NANAIMO — An annual advocacy walk in Nanaimo for people impacted by declines in cognitive function holds a special meaning this year for a lifelong local resident.
Susan Jarvis said her husband’s dementia worsened to the point where he was recently transferred to a Qualicum Beach facility so he could receive around-the-clock care.
“It’s taken a big load off of me in one sense, but in another sense, it’s just really hard to explain — sadness is a good word. I know it’s something that nobody is going to get better from, and he won’t be coming home ever again. It’s a horrible, horrible disease I’ll tell ya.”
Stan Jarvis was diagnosed 12 years ago.
Able to care for her husband for the bulk of that time, reality set in several months ago when the 79-year-old Jarvis couldn’t continue in her role as caregiver.
The 2023 Walk for Alzheimer’s takes place on Sunday, May 28, starting at the Nanaimo Yacht Club (400 Newcastle Ave.).
Registration is at 10 a.m., with the walk starting at 11 a.m.
The walk has dual purposes: to raise money in the fight against Alzheimer’s and to provide support for those living with the condition and their caregivers.
Jarvis said it’s been exceptionally hard not having her husband around, but she knows he’s in good hands with the care facility staff equipped to provide the professional support she wasn’t able to.
“Its been since November of last year that things have really gone downhill, and it became really difficult.
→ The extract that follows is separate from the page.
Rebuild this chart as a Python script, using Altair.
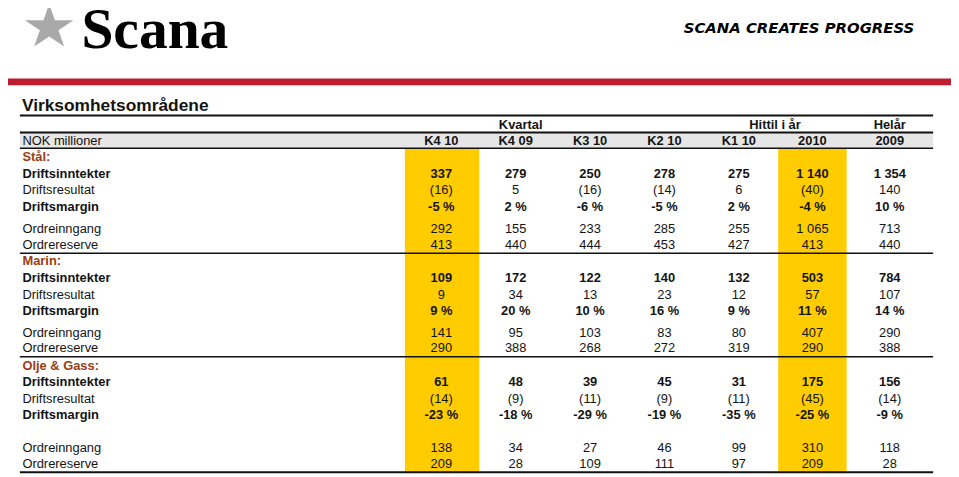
import altair as alt
import pandas as pd

# ---------------- data ----------------
columns = ["K4 10", "K4 09", "K3 10", "K2 10", "K1 10", "2010", "2009"]
group_headers = ["Kvartal", "Hittil i år", "Helår"]
unit_label = "NOK millioner"
title = "Virksomhetsområdene"
brand = "Scana"
tagline = "SCANA CREATES PROGRESS"
segments = ["Stål:", "Marin:", "Olje & Gass:"]
row_labels = ["Driftsinntekter", "Driftsresultat", "Driftsmargin", "Ordreinngang", "Ordrereserve"]
row_kind = ["num", "paren", "pct", "num", "num"]
row_bold = [True, False, True, False, False]

stal_driftsinntekter = [337, 279, 250, 278, 275, 1140, 1354]
stal_driftsresultat = [-16, 5, -16, -14, 6, -40, 140]
stal_driftsmargin = [-5, 2, -6, -5, 2, -4, 10]
stal_ordreinngang = [292, 155, 233, 285, 255, 1065, 713]
stal_ordrereserve = [413, 440, 444, 453, 427, 413, 440]

marin_driftsinntekter = [109, 172, 122, 140, 132, 503, 784]
marin_driftsresultat = [9, 34, 13, 23, 12, 57, 107]
marin_driftsmargin = [9, 20, 10, 16, 9, 11, 14]
marin_ordreinngang = [141, 95, 103, 83, 80, 407, 290]
marin_ordrereserve = [290, 388, 268, 272, 319, 290, 388]

olje_driftsinntekter = [61, 48, 39, 45, 31, 175, 156]
olje_driftsresultat = [-14, -9, -11, -9, -11, -45, -14]
olje_driftsmargin = [-23, -18, -29, -19, -35, -25, -9]
olje_ordreinngang = [138, 34, 27, 46, 99, 310, 118]
olje_ordrereserve = [209, 28, 109, 111, 97, 209, 28]

segment_rows = [
    [stal_driftsinntekter, stal_driftsresultat, stal_driftsmargin, stal_ordreinngang, stal_ordrereserve],
    [marin_driftsinntekter, marin_driftsresultat, marin_driftsmargin, marin_ordreinngang, marin_ordrereserve],
    [olje_driftsinntekter, olje_driftsresultat, olje_driftsmargin, olje_ordreinngang, olje_ordrereserve],
]
highlight_columns = ["K4 10", "2010"]

# ---------------- layout (column units / row-slot units) ----------------
W, H = 951, 469
X_DOMAIN = [-4.8267, 7.8533]
Y_DOMAIN = [-7.92, 20.22]
col_u = [1, 2, 3, 4, 5, 5.99, 7.03]
label_u = -4.633
left_u, right_u = -4.667, 7.613
group_u = [2.067, 5.487, 7.03]
highlight_span = {"K4 10": (0.51, 1.51), "2010": (5.53, 6.45)}
segment_slots = [
    [1, 2, 3, 4, 5.34, 6.3],
    [7.3, 8.3, 9.3, 10.3, 11.6, 12.56],
    [13.64, 14.6, 15.6, 16.6, 18.56, 19.56],
]
group_slot, header_slot = -0.96, 0
band_top, band_bottom = -0.51, 0.45
rules = [(-1.53, 2.0), (-0.51, 2.0), (0.45, 1.4), (6.8, 1.6), (13.06, 1.6), (20.05, 2.0)]
table_bottom = 20.05

TXT = "#141414"
SEG = "#993D14"
YELLOW = "#FFCC00"
FONT = "Liberation Sans"


def fmt_int(v):
    return f"{abs(v):,}".replace(",", " ")


def fmt(v, kind):
    if kind == "pct":
        return f"{v} %"
    if kind == "paren" and v < 0:
        return f"({fmt_int(v)})"
    return ("-" if v < 0 else "") + fmt_int(v)


bold_cells, reg_cells, bold_labels, reg_labels, seg_labels = [], [], [], [], []
for seg_name, rows, slots in zip(segments, segment_rows, segment_slots):
    seg_labels.append({"u": label_u, "s": slots[0], "t": seg_name})
    for r, (label, vals) in enumerate(zip(row_labels, rows)):
        s = slots[r + 1]
        (bold_labels if row_bold[r] else reg_labels).append({"u": label_u, "s": s, "t": label})
        for c, v in enumerate(vals):
            (bold_cells if row_bold[r] else reg_cells).append(
                {"u": col_u[c], "s": s, "t": fmt(v, row_kind[r])}
            )

header_cells = [{"u": u, "s": header_slot, "t": t} for u, t in zip(col_u, columns)]
header_cells += [{"u": u, "s": group_slot, "t": t} for u, t in zip(group_u, group_headers)]

xs = alt.Scale(domain=X_DOMAIN, nice=False, zero=False)
ys = alt.Scale(domain=Y_DOMAIN, nice=False, zero=False, reverse=True)
X = alt.X("u:Q", scale=xs, axis=None)
Y = alt.Y("s:Q", scale=ys, axis=None)

rect_rows = [{"u": left_u, "u2": right_u, "s": band_top, "s2": band_bottom, "c": "#E6E6E6"}]
for name in highlight_columns:
    a, b = highlight_span[name]
    rect_rows.append({"u": a, "u2": b, "s": band_bottom, "s2": table_bottom, "c": YELLOW})
rect_rows.append({"u": X_DOMAIN[0], "u2": X_DOMAIN[1], "s": -3.78, "s2": -3.36, "c": "#C01C30"})

rects = alt.Chart(pd.DataFrame(rect_rows)).mark_rect().encode(
    x=X, x2="u2:Q", y=Y, y2="s2:Q", color=alt.Color("c:N", scale=None)
)

rule_df = pd.DataFrame([{"u": left_u, "u2": right_u, "s": s, "w": w} for s, w in rules])
rule_layer = alt.Chart(rule_df).mark_rule(color="#111111").encode(
    x=X, x2="u2:Q", y=Y, size=alt.Size("w:Q", scale=None, legend=None)
)


def text_layer(rows, **kw):
    return alt.Chart(pd.DataFrame(rows)).mark_text(font=FONT, fontSize=13, **kw).encode(
        x=X, y=Y, text="t:N"
    )


cells_b = text_layer(bold_cells, fontWeight="bold", color=TXT, align="center", baseline="middle")
cells_r = text_layer(reg_cells, color=TXT, align="center", baseline="middle")
labels_b = text_layer(bold_labels, fontWeight="bold", color=TXT, align="left", baseline="middle")
labels_r = text_layer(reg_labels, color=TXT, align="left", baseline="middle")
segs = text_layer(seg_labels, fontWeight="bold", color=SEG, align="left", baseline="middle")
heads = text_layer(header_cells, fontWeight="bold", color=TXT, align="center", baseline="middle")
unit = text_layer([{"u": label_u, "s": header_slot, "t": unit_label}], color=TXT, align="left", baseline="middle")

title_layer = alt.Chart(pd.DataFrame([{"u": -4.64, "s": -1.8, "t": title}])).mark_text(
    font=FONT, fontSize=17.5, fontWeight="bold", color=TXT, align="left", baseline="alphabetic"
).encode(x=X, y=Y, text="t:N")

brand_layer = alt.Chart(pd.DataFrame([{"u": -3.84, "s": -5.64, "t": brand}])).mark_text(
    font="Liberation Serif", fontSize=58, fontWeight="bold", color="#000000", align="left", baseline="alphabetic"
).encode(x=X, y=Y, text="t:N")

tag_layer = alt.Chart(pd.DataFrame([{"u": 7.36, "s": -6.5, "t": tagline}])).mark_text(
    font="DejaVu Sans", fontSize=15, fontWeight="bold", fontStyle="italic", color="#000000",
    align="right", baseline="alphabetic"
).encode(x=X, y=Y, text="t:N")

star_path = ("M0,-0.92 L0.2245,-0.284 L0.951,-0.284 L0.363,0.109 L0.588,0.744 "
             "L0,0.351 L-0.588,0.744 L-0.363,0.109 L-0.951,-0.284 L-0.2245,-0.284 Z")
star = alt.Chart(pd.DataFrame([{"u": -4.273, "s": -6.858}])).mark_point(
    shape=star_path, filled=True, size=2654, color="#A9A9A9", opacity=1, strokeWidth=0
).encode(x=X, y=Y)

chart = alt.layer(
    rects, rule_layer, cells_b, cells_r, labels_b, labels_r, segs, heads, unit,
    title_layer, brand_layer, tag_layer, star
).properties(width=W, height=H, padding=0, autosize="none").configure_view(stroke=None)

chart.save("out.html", embed_options={"renderer": "svg", "actions": False})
Up until then, it was doable…but it’s not doable now.”
Jarvis was among more than 50,000 care partners in B.C. providing an estimated 1.3 million hours of unpaid caregiving for people living with dementia, according to the Alzheimer Society of B.C.
Her husband is on a waiting list for residential care in Nanaimo, and she hopes he can move back to the community by the winter.
Jarvis is unable to make the trek to Qualicum Beach to visit him as often as she’d like.
She credits her children and her support group for helping her through this difficult journey.
“I have so many people that are stepping up to the plate and helping me with so many things, I’m really very very fortunate. Those people have stepped up again, and managed to raise that much money, so that’s a good thing.”
While the Jarvis’ have the means to pay for the proper care facility to meet their needs, Susan worries about others who aren’t so fortunate.
When her husband had to be admitted to Nanaimo hospital prior to his continuing care admission, Jarvis was shocked at the conditions he was lodged in, due to a lack of appropriate beds and the shortage of trained workers.
“It’s nobody’s fault, but we don’t have enough beds for these people. He had to go down to the dungeon of the hospital, seriously, it was a dungeon. There were six people in the room, they had no sink, no toilet in the room. They had no windows, it was the most horrible, horrible place, but that’s the only place they have to put these people.”
She said more care facilities are desperately needed to help treat this disease which affects over 747,000 Canadians, and 85,000 B.C. residents and their caregivers.
Jarvis has raised about $1,200 so far for this year’s Walk for Alzheimer’s event in Nanaimo.